Article in a Magazine

            10. Claudia Kalb, “Operating on Accuracy,” Newsweek, 30 September 2002, 59.

Article in a Newspaper

            11. Dennis Kelly, “A Financial Report Card for Colleges,” USA Today, 5 July 1994, sec. D, p. 1.

 

A Second or Later Reference to a Previously Cited Source

Previously Mentioned Author

            12. Kelly, 1.

Previously Mentioned Author of More Than One Work

            13.  Herrera, Frida, 356.

The use of Ibid and Op. Cit. is part of an older Chicago style and is no longer prominent.  It is suggested that you consult your instructor as to the use of these citation tools, but instructions for their use are included here.  The abbreviation “Ibid” is used in footnote/endnote notation to indicate information taken from a single work cited in the immediately preceding footnote or endnote in order to avoid repetition of bibliographic information. The abbreviation “Op. Cit.” is used with the author's last name and page number to denote a reference to a work previously cited in your paper.  It differs from “Ibid” in that it refers to a work that does not immediately follow the one just cited. If a different page number is referenced from the initial entry, then a page number should also be referenced in the “Ibid” entry, separated by a comma.

            14. Ibid.

            15. Gordon, op. cit. 32.           

Electronic Resources

Electronic Sources

Internet Documents

            16. S. A. Moulthrop, “Traveling in the Breakdown Lane: A Principle of Resistance for Hypertext,” University of Baltimore Computer Science Department Online, May 1999, http://www.ubalt.edu/www/ ygcla/sam/essays/pre_breakdown.html.

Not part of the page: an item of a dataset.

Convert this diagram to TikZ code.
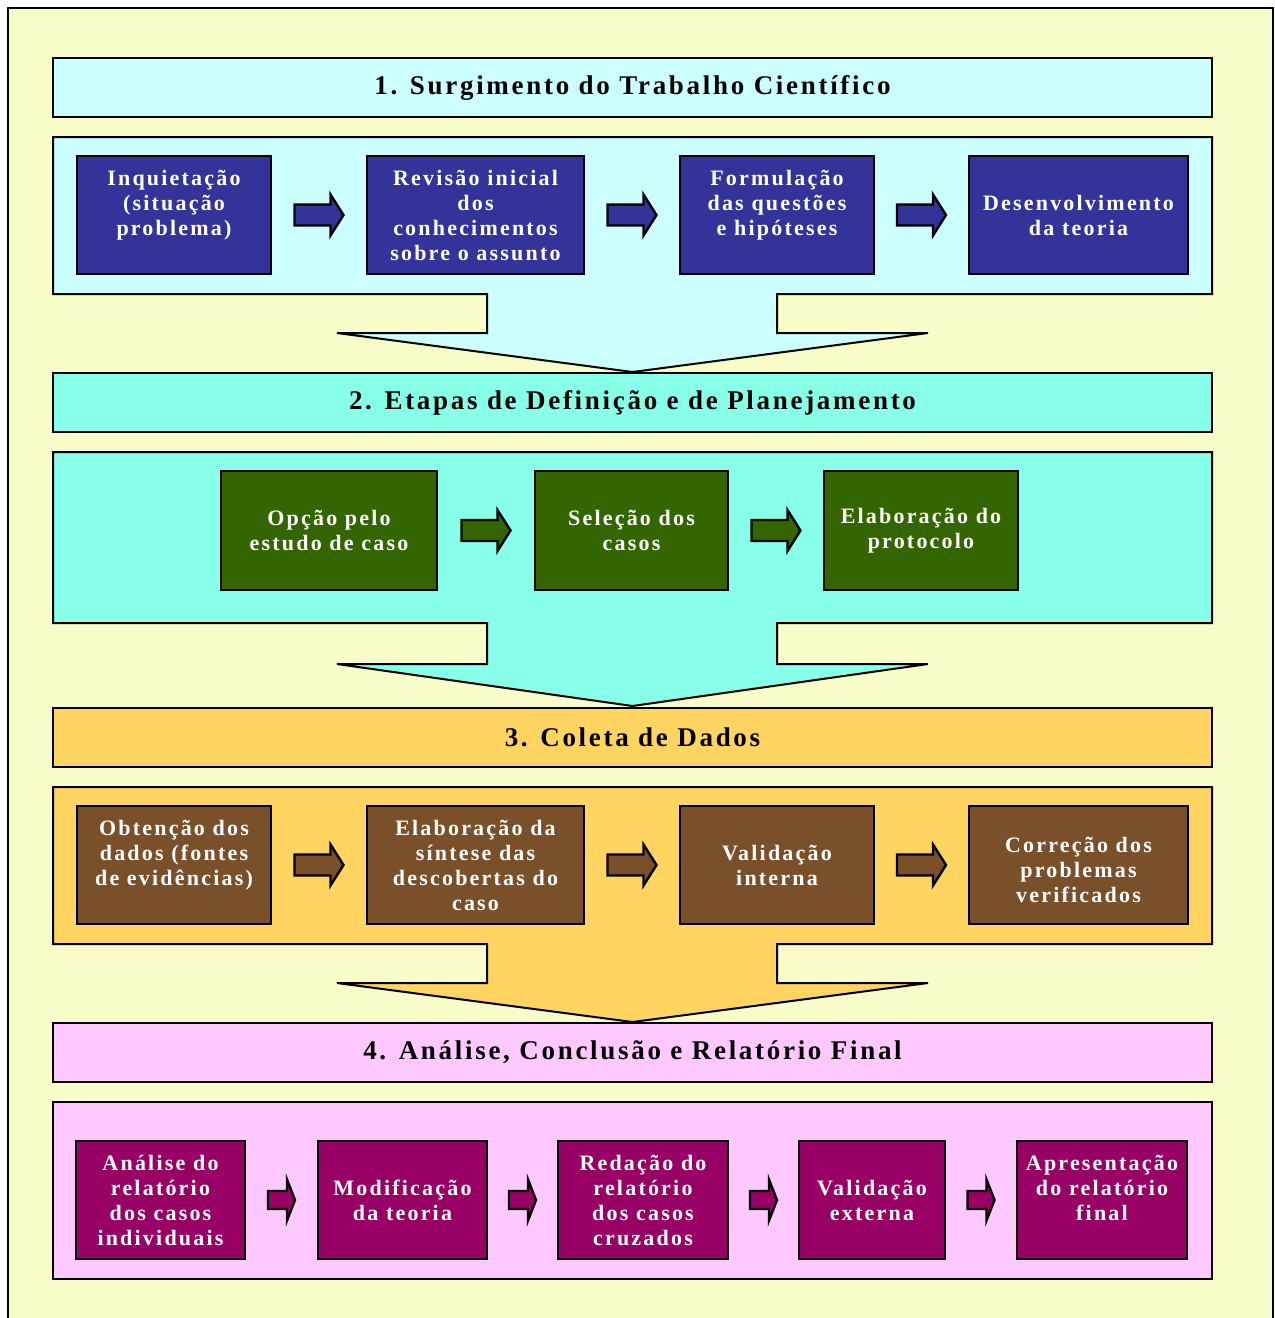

(note: to break apart long web pages, never break in the middle of a word, letter or number cluster, always break after punctuation marks)

Online Internet Journal Article

            17. E. W. Gorr and Z.W. Gorr, “The Rhetoric of Video Games,” Rhetorical Theory Quarterly (1998), http://www.rtquarterly.com/game.html (accessed 23 February 1998).

E-mail Correspondence

            18. Jason Adams, “Re: Question about Chicago style documentation,” personal email message, August 8, 2005.